Da allora, Slepakov ha smesso di mettere piede in Russia, aderendo al boicottaggio culturale che una parte di musicisti ucraini sta portando avanti da 8 anni a questa parte per restituire dignità a un Paese che percepiscono come oppresso. Dal 2014 a oggi, quella di Slepakov è stata una voce scomoda e particolarmente critica nei confronti dell’occupazione russa della Crimea e del Donbas. Come dichiarato dallo stesso Slepakov in un’intervista concessa alla testata OPB, la sua attività di boicottaggio si declina in diversi modi: sui social, nei discorsi pubblici, addirittura attraverso i propri spostamenti. Ad esempio, di recente, ha evitato di prendere un volo con scalo a San Pietroburgo, mentre si recava in Finlandia per un concerto, temendo una possibile detenzione da parte delle autorità aeroportuali russe.

Ma la sua battaglia personale passa anche dalla lingua: ha smesso di scrivere canzoni in russo per dedicarsi alla stesura di testi esclusivamente in ucraino. La sua opera di redenzione è iniziata con un singolo intitolato “Where Are You From” – un chiaro riferimento alla difesa dell’identità nazionale degli ucraini.

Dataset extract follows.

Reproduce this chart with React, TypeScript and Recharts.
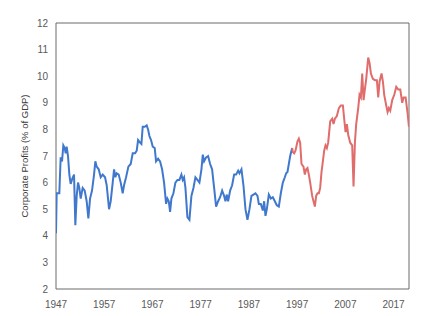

Un’identità sottomessa e spesso stigmatizzata: per secoli, sotto l’impero russo e poi con l’avvento dell’Unione Sovietica, l’ucraino è stato demonizzato e ridotto al rango di lingua di contadini e sempliciotti, un idioma di serie b da contrapporre al più nobile e sofisticato russo, venduto al contrario come il vernacolo dei professori, degli scrittori, dell’intellighenzia.

Come ha spiegato Taras Shevchenko, tastierista e percussionista della band folk elettronica ucraina Go_A, nella summenzionata intervista a OPB, gli artisti ucraini sono affetti da una sorta di complesso di inferiorità, sino al punto che «Le persone che non hanno nemmeno ascoltato la musica ucraina, pensano già che sia brutta e non sia interessante e non valga la pena ascoltarla». Ecco allora che cantare in ucraino diventa un gesto politico radicale, uno dei massimi simboli di autodeterminazione nazionale.

Con l’inizio della guerra e la recrudescenza del conflitto, anche la musica in Ucraina è diventata un atto di resistenza all’oppressore.